Do this >> Print the listing in its entirety and exactly, leaving out images.

Material for the task >>
_____
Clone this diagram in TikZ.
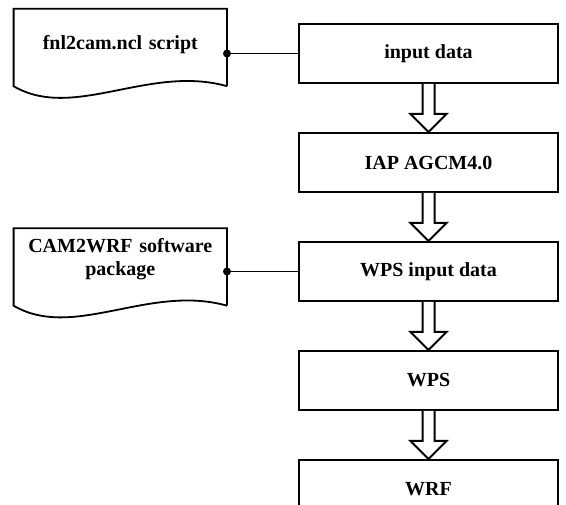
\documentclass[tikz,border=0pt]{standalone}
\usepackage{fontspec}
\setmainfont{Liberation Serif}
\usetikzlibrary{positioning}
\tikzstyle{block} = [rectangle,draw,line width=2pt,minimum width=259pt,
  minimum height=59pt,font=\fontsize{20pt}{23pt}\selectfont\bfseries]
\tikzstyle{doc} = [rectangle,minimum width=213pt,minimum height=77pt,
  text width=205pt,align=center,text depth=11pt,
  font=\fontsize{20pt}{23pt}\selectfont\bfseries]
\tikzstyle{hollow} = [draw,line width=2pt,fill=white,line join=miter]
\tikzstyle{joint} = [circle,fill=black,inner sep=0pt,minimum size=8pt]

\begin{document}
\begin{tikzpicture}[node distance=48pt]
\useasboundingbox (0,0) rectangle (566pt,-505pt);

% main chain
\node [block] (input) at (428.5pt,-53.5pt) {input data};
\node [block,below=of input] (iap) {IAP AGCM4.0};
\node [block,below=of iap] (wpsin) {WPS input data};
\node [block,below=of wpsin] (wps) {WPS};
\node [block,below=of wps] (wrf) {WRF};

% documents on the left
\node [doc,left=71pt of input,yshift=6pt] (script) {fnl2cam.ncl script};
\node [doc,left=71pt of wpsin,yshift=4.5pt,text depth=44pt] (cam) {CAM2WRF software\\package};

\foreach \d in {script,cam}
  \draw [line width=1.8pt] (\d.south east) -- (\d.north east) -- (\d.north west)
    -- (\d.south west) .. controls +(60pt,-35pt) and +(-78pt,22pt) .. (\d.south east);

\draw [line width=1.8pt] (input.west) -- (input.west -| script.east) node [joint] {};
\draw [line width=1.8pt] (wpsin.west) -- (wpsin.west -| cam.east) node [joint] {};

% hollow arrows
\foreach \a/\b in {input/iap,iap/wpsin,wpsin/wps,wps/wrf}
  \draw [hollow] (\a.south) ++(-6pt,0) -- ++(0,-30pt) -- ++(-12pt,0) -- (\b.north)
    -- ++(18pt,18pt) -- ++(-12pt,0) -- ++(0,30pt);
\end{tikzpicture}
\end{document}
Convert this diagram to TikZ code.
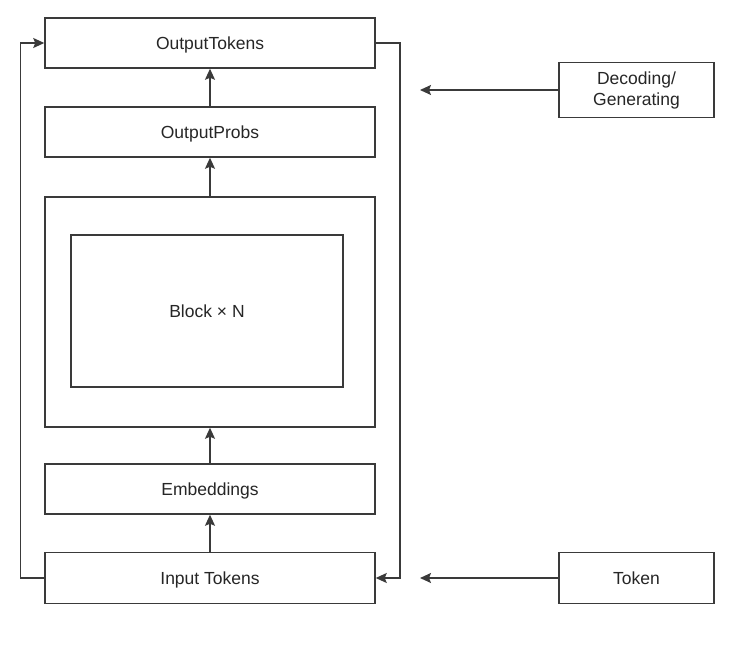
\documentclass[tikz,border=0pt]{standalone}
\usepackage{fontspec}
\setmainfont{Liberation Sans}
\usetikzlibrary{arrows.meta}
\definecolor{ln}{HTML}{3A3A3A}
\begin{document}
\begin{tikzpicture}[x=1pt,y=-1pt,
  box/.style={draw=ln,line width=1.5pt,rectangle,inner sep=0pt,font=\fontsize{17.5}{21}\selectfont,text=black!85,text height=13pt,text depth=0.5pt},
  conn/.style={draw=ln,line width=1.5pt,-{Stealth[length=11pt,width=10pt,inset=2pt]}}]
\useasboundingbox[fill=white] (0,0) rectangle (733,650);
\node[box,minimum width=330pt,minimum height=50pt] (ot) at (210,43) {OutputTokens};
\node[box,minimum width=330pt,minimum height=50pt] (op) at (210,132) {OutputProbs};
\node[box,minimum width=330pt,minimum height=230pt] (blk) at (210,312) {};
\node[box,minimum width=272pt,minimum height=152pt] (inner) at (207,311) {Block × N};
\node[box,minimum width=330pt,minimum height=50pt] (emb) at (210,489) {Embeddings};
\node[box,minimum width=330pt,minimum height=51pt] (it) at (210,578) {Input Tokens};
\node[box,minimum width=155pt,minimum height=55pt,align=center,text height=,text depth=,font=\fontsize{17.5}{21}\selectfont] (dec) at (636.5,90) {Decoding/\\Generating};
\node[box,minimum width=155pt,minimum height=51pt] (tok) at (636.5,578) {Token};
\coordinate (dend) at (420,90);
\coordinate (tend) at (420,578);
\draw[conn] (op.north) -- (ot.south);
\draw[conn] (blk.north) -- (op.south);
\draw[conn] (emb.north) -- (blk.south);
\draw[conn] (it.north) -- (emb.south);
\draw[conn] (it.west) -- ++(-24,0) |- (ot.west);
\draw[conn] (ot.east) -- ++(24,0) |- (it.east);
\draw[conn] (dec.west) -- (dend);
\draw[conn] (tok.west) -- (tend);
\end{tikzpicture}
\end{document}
_____
The reply >>
Clone this diagram in TikZ.
\documentclass[tikz,border=0pt]{standalone}
\usepackage{fontspec}
\setmainfont{Liberation Serif}
\usetikzlibrary{positioning}
\tikzstyle{block} = [rectangle,draw,line width=2pt,minimum width=259pt,
  minimum height=59pt,font=\fontsize{20pt}{23pt}\selectfont\bfseries]
\tikzstyle{doc} = [rectangle,minimum width=213pt,minimum height=77pt,
  text width=205pt,align=center,text depth=11pt,
  font=\fontsize{20pt}{23pt}\selectfont\bfseries]
\tikzstyle{hollow} = [draw,line width=2pt,fill=white,line join=miter]
\tikzstyle{joint} = [circle,fill=black,inner sep=0pt,minimum size=8pt]

\begin{document}
\begin{tikzpicture}[node distance=48pt]
\useasboundingbox (0,0) rectangle (566pt,-505pt);

% main chain
\node [block] (input) at (428.5pt,-53.5pt) {input data};
\node [block,below=of input] (iap) {IAP AGCM4.0};
\node [block,below=of iap] (wpsin) {WPS input data};
\node [block,below=of wpsin] (wps) {WPS};
\node [block,below=of wps] (wrf) {WRF};

% documents on the left
\node [doc,left=71pt of input,yshift=6pt] (script) {fnl2cam.ncl script};
\node [doc,left=71pt of wpsin,yshift=4.5pt,text depth=44pt] (cam) {CAM2WRF software\\package};

\foreach \d in {script,cam}
  \draw [line width=1.8pt] (\d.south east) -- (\d.north east) -- (\d.north west)
    -- (\d.south west) .. controls +(60pt,-35pt) and +(-78pt,22pt) .. (\d.south east);

\draw [line width=1.8pt] (input.west) -- (input.west -| script.east) node [joint] {};
\draw [line width=1.8pt] (wpsin.west) -- (wpsin.west -| cam.east) node [joint] {};

% hollow arrows
\foreach \a/\b in {input/iap,iap/wpsin,wpsin/wps,wps/wrf}
  \draw [hollow] (\a.south) ++(-6pt,0) -- ++(0,-30pt) -- ++(-12pt,0) -- (\b.north)
    -- ++(18pt,18pt) -- ++(-12pt,0) -- ++(0,30pt);
\end{tikzpicture}
\end{document}
Convert this diagram to TikZ code.
\documentclass[tikz,border=0pt]{standalone}
\usepackage{fontspec}
\setmainfont{Liberation Sans}
\usetikzlibrary{arrows.meta}
\definecolor{ln}{HTML}{3A3A3A}
\begin{document}
\begin{tikzpicture}[x=1pt,y=-1pt,
  box/.style={draw=ln,line width=1.5pt,rectangle,inner sep=0pt,font=\fontsize{17.5}{21}\selectfont,text=black!85,text height=13pt,text depth=0.5pt},
  conn/.style={draw=ln,line width=1.5pt,-{Stealth[length=11pt,width=10pt,inset=2pt]}}]
\useasboundingbox[fill=white] (0,0) rectangle (733,650);
\node[box,minimum width=330pt,minimum height=50pt] (ot) at (210,43) {OutputTokens};
\node[box,minimum width=330pt,minimum height=50pt] (op) at (210,132) {OutputProbs};
\node[box,minimum width=330pt,minimum height=230pt] (blk) at (210,312) {};
\node[box,minimum width=272pt,minimum height=152pt] (inner) at (207,311) {Block × N};
\node[box,minimum width=330pt,minimum height=50pt] (emb) at (210,489) {Embeddings};
\node[box,minimum width=330pt,minimum height=51pt] (it) at (210,578) {Input Tokens};
\node[box,minimum width=155pt,minimum height=55pt,align=center,text height=,text depth=,font=\fontsize{17.5}{21}\selectfont] (dec) at (636.5,90) {Decoding/\\Generating};
\node[box,minimum width=155pt,minimum height=51pt] (tok) at (636.5,578) {Token};
\coordinate (dend) at (420,90);
\coordinate (tend) at (420,578);
\draw[conn] (op.north) -- (ot.south);
\draw[conn] (blk.north) -- (op.south);
\draw[conn] (emb.north) -- (blk.south);
\draw[conn] (it.north) -- (emb.south);
\draw[conn] (it.west) -- ++(-24,0) |- (ot.west);
\draw[conn] (ot.east) -- ++(24,0) |- (it.east);
\draw[conn] (dec.west) -- (dend);
\draw[conn] (tok.west) -- (tend);
\end{tikzpicture}
\end{document}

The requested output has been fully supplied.